All cover versions flirt with anachronism but in this case it’s baked in before the record’s even left the sleeve: that word “groovy”. Linguistically switched-on for 1965, the Mindbenders’ brightly confident original now sounds caught in time: pop loosening up a little but still riding a beat group fad. Phil Collins, on the other hand, approaches the word and the song hesitantly, as if reaching for long-unfamiliar slang of his youth to describe an idea – love – which also might be lost somewhere in his past.

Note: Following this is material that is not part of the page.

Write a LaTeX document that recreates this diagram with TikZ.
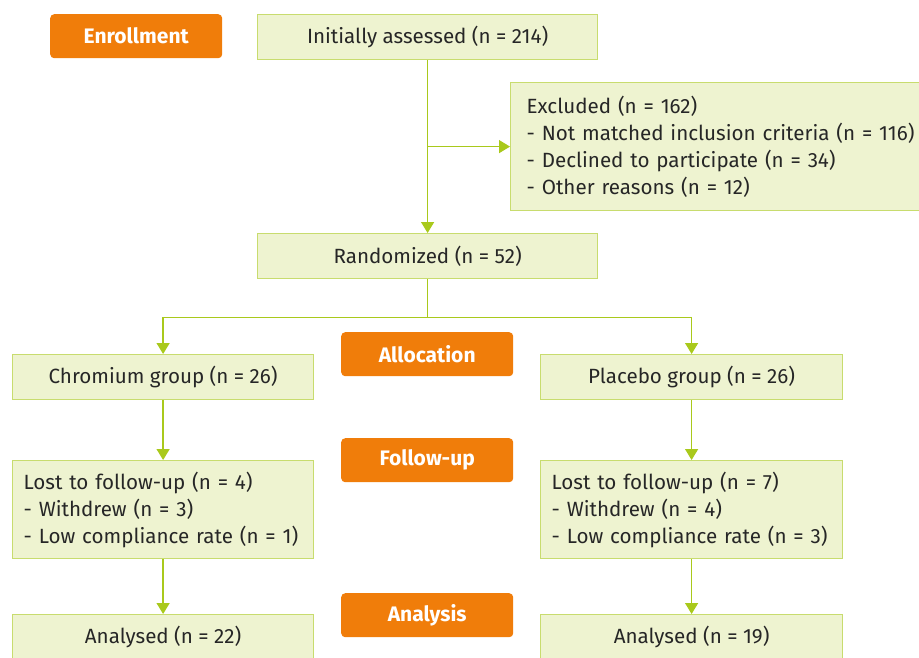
\documentclass[tikz,border=0pt]{standalone}
\usepackage{fontspec}
\setmainfont{Fira Sans}
\usetikzlibrary{arrows.meta,calc}
\definecolor{boxfill}{HTML}{EEF3D0}
\definecolor{boxline}{HTML}{C8DC6E}
\definecolor{arrowgreen}{HTML}{A9C91C}
\definecolor{stageorange}{HTML}{F07D0A}

\begin{document}
\begin{tikzpicture}[x=1pt,y=-1pt]
\tikzset{box/.style={draw=boxline,fill=boxfill,line width=1.2pt,inner sep=0pt,anchor=north west,
    font=\fontsize{20.6}{27}\selectfont,text=black!85},
  listbox/.style={box,align=left},
  stage/.style={fill=stageorange,rounded corners=4pt,anchor=north west,minimum width=172pt,minimum height=44pt,
    inner sep=0pt,text=white,font=\fontsize{21}{27}\selectfont\bfseries},
  flow/.style={draw=arrowgreen,line width=1.3pt},
  arr/.style={flow,-{Triangle[length=11pt,width=13pt]}}}
\useasboundingbox (0,0) rectangle (919,657);
\clip (0,0) rectangle (919,657);

\node[stage] (enroll) at (50,14) {Enrollment};
\node[stage] (alloc) at (341,332) {Allocation};
\node[stage] (follow) at (341,438) {Follow-up};
\node[stage] (analysis) at (341,593) {Analysis};

\node[box,minimum width=340pt,minimum height=45pt] (assessed) at (257,14) {Initially assessed (n = 214)};
\node[listbox,text width=396pt,inner xsep=16pt,minimum height=128pt] (excluded) at (510,82)
  {Excluded (n = 162)\\- Not matched inclusion criteria (n = 116)\\- Declined to participate (n = 34)\\- Other reasons (n = 12)};
\node[box,minimum width=340pt,minimum height=45pt] (random) at (257,233) {Randomized (n = 52)};

\node[box,minimum width=301pt,minimum height=45pt] (chrom) at (12,354) {Chromium group (n = 26)};
\node[box,minimum width=302pt,minimum height=45pt] (placebo) at (540,354) {Placebo group (n = 26)};

\node[listbox,text width=279pt,inner xsep=11pt,minimum height=98pt] (lostc) at (12,460)
  {Lost to follow-up (n = 4)\\- Withdrew (n = 3)\\- Low compliance rate (n = 1)};
\node[listbox,text width=280pt,inner xsep=11pt,minimum height=98pt] (lostp) at (540,460)
  {Lost to follow-up (n = 7)\\- Withdrew (n = 4)\\- Low compliance rate (n = 3)};

\node[box,minimum width=301pt,minimum height=45pt] (anac) at (12,614) {Analysed (n = 22)};
\node[box,minimum width=302pt,minimum height=45pt] (anap) at (540,614) {Analysed (n = 19)};

\draw[arr] (assessed.south) -- (random.north);
\coordinate (excl) at (assessed.south |- excluded.west);
\draw[arr] (excl) -- (excluded.west);
\coordinate (split) at ($(random.south)+(0,38)$);
\coordinate (splitc) at (chrom.north |- split);
\coordinate (splitp) at (placebo.north |- split);
\draw[flow] (random.south) -- (split);
\draw[arr] (split) -- (splitc) -- (chrom.north);
\draw[arr] (split) -- (splitp) -- (placebo.north);
\draw[arr] (chrom.south) -- (lostc.north);
\draw[arr] (placebo.south) -- (lostp.north);
\draw[arr] (lostc.south) -- (anac.north);
\draw[arr] (lostp.south) -- (anap.north);
\end{tikzpicture}
\end{document}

As I’ve said before this was pretty much the point of Phil Collins in the 80s, a stolid everyman who could channel blokish emotions without ever risking his rather stodgy masculinity. A quick rewind back to Chris De Burgh tells us how awful this approach could be, and for the second time Collins has hit the top with a cover that lands safely on “bearable”. In fact “A Groovy Kind Of Love” gets a more interesting reading than Phil’s bluff charge at “You Can’t Hurry Love”: he sounds like a man remembering a song and a feeling, rather than thumping away at one.

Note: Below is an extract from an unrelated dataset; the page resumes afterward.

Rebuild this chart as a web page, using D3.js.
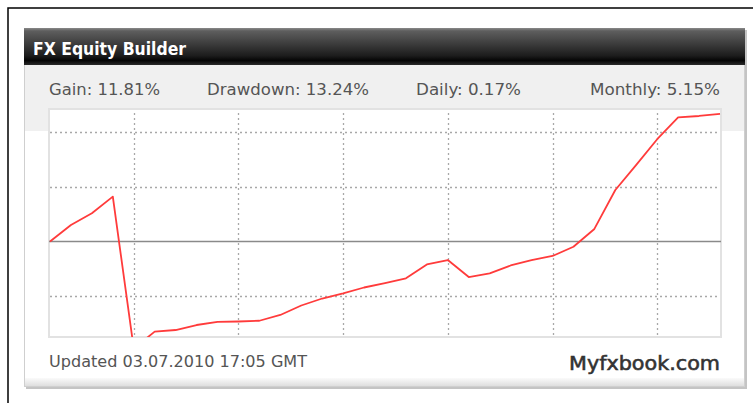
<!DOCTYPE html>
<html>
<head>
<meta charset="utf-8">
<script src="https://cdn.jsdelivr.net/npm/d3@7"></script>
<style>
  html, body { margin: 0; padding: 0; background: #fff; }
  svg { display: block; }
</style>
</head>
<body>
<svg width="753" height="403"></svg>
<script>
// daily equity growth in %
const days = d3.range(33);
const equity = [0, 1.51, 2.59, 4.11, -9.81, -8.27, -8.12, -7.66, -7.38, -7.34, -7.27,
    -6.74, -5.87, -5.23, -4.75, -4.22, -3.81, -3.38, -2.11, -1.70, -3.26, -2.92,
    -2.20, -1.70, -1.33, -0.48, 1.15, 4.72, 7.02, 9.38, 11.38, 11.51, 11.70];
const xGrid = [4, 9, 14, 19, 24, 29];
const yGrid = [-5, 5, 10];

const title = "FX Equity Builder";
const statLabels = ["Gain", "Drawdown", "Daily", "Monthly"];
const statValues = ["11.81%", "13.24%", "0.17%", "5.15%"];
const updated = "Updated 03.07.2010 17:05 GMT";
const brand = "Myfxbook.com";

const font = "'DejaVu Sans Condensed', 'DejaVu Sans', sans-serif";
const svg = d3.select("svg");
const defs = svg.append("defs");

// outer frame (goes past the window on right / bottom)
svg.append("rect")
    .attr("x", 8).attr("y", 8).attr("width", 800).attr("height", 500)
    .attr("fill", "#fff").attr("stroke", "#000").attr("stroke-width", 1.5);

// panel
let foot = defs.append("linearGradient").attr("id", "foot").attr("x1", 0).attr("y1", 0).attr("x2", 0).attr("y2", 1);
foot.append("stop").attr("offset", "0%").attr("stop-color", "#fafafa");
foot.append("stop").attr("offset", "100%").attr("stop-color", "#dedede");

svg.append("rect")
    .attr("x", 26).attr("y", 30).attr("width", 721).attr("height", 359)
    .attr("fill", "#c4c4c4");
svg.append("rect")
    .attr("x", 24.5).attr("y", 28.5).attr("width", 720).attr("height", 358)
    .attr("fill", "#fff").attr("stroke", "#cfcfcf");
svg.append("rect")
    .attr("x", 25).attr("y", 378).attr("width", 719).attr("height", 8)
    .attr("fill", "url(#foot)");

// title bar
let bar = defs.append("linearGradient").attr("id", "bar").attr("x1", 0).attr("y1", 0).attr("x2", 0).attr("y2", 1);
[["0%", "#8a8a8a"], ["8%", "#5e5e5e"], ["45%", "#3a3a3a"], ["75%", "#1c1c1c"], ["88%", "#050505"], ["100%", "#2a2a2a"]]
    .forEach(s => bar.append("stop").attr("offset", s[0]).attr("stop-color", s[1]));
svg.append("rect")
    .attr("x", 24).attr("y", 28).attr("width", 721).attr("height", 37)
    .attr("fill", "url(#bar)");
svg.append("text")
    .attr("x", 33).attr("y", 54.5)
    .attr("font-family", font).attr("font-size", 17).attr("font-weight", "bold")
    .attr("fill", "#fff")
    .attr("textLength", 153).attr("lengthAdjust", "spacingAndGlyphs")
    .text(title);

// stats band
svg.append("rect")
    .attr("x", 25).attr("y", 65).attr("width", 719).attr("height", 66)
    .attr("fill", "#f0f0f0");

const statX = [49, 207, 416, 590];
const statW = [111, 162, 105, 130];
svg.selectAll("text.stat")
    .data(statLabels)
    .enter()
    .append("text")
    .attr("class", "stat")
    .attr("x", (d, i) => statX[i]).attr("y", 95)
    .attr("font-family", font).attr("font-size", 15)
    .attr("fill", "#555")
    .attr("textLength", (d, i) => statW[i]).attr("lengthAdjust", "spacingAndGlyphs")
    .text((d, i) => d + ": " + statValues[i]);

// plot
const x = d3.scaleLinear().domain([0, 32]).range([50, 720]);
const y = d3.scaleLinear().domain([-8.76, 12.15]).range([337, 109]);

svg.append("rect")
    .attr("x", 49).attr("y", 109).attr("width", 672).attr("height", 228)
    .attr("fill", "#fff").attr("stroke", "#e2e2e2").attr("stroke-width", 2);

defs.append("clipPath").attr("id", "plotclip")
    .append("rect").attr("x", 49).attr("y", 109).attr("width", 672).attr("height", 228);

svg.selectAll("line.hgrid")
    .data(yGrid)
    .enter()
    .append("line")
    .attr("class", "hgrid")
    .attr("x1", 50).attr("x2", 720)
    .attr("y1", d => Math.round(y(d)) + 0.5).attr("y2", d => Math.round(y(d)) + 0.5)
    .attr("stroke", "#a8a8a8").attr("stroke-width", 1.3)
    .attr("stroke-dasharray", "2,3");

svg.selectAll("line.vgrid")
    .data(xGrid)
    .enter()
    .append("line")
    .attr("class", "vgrid")
    .attr("x1", d => Math.round(x(d)) + 0.5).attr("x2", d => Math.round(x(d)) + 0.5)
    .attr("y1", 113).attr("y2", 336)
    .attr("stroke", "#a8a8a8").attr("stroke-width", 1.3)
    .attr("stroke-dasharray", "2,3");

svg.append("line")
    .attr("x1", 49).attr("x2", 721)
    .attr("y1", y(0)).attr("y2", y(0))
    .attr("stroke", "#8a8a8a").attr("stroke-width", 1.6);

const line = d3.line()
    .x((d, i) => x(days[i]))
    .y(d => y(d));

svg.append("path")
    .datum(equity)
    .attr("clip-path", "url(#plotclip)")
    .attr("d", line)
    .attr("fill", "none")
    .attr("stroke", "#ff3b3b")
    .attr("stroke-width", 1.8)
    .attr("stroke-linejoin", "round");

// footer
svg.append("text")
    .attr("x", 49).attr("y", 367)
    .attr("font-family", font).attr("font-size", 15)
    .attr("fill", "#555")
    .attr("textLength", 258).attr("lengthAdjust", "spacingAndGlyphs")
    .text(updated);

svg.append("text")
    .attr("x", 569).attr("y", 370)
    .attr("font-family", font).attr("font-size", 19)
    .attr("fill", "#333")
    .attr("stroke", "#333").attr("stroke-width", 0.5)
    .attr("textLength", 151).attr("lengthAdjust", "spacingAndGlyphs")
    .text(brand);
</script>
</body>
</html>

The video makes this meta-cover approach more explicit, with the extra twist that Collins seems to be in a darkened studio-cum-prison, remembering his own performance in Buster. Phil played the title character, train robber Buster Edwards: maybe the film, which I’ve never seen, moved away from a “loveable rogue” approach but the publicity (and this record) surely didn’t. It’s ultimately let down by its arrangement, swamped by echoed pianos and synthesised strings. The strings are particularly unpleasant, evoking not the brash world of 60s pop but the near future of the blockbuster rom-com. If Phil Collins could turn 60s pop into AOR, why couldn’t anyone else with a soundtrack to promote do the same? The consequences, some years down the line, will be thoroughly un-groovy.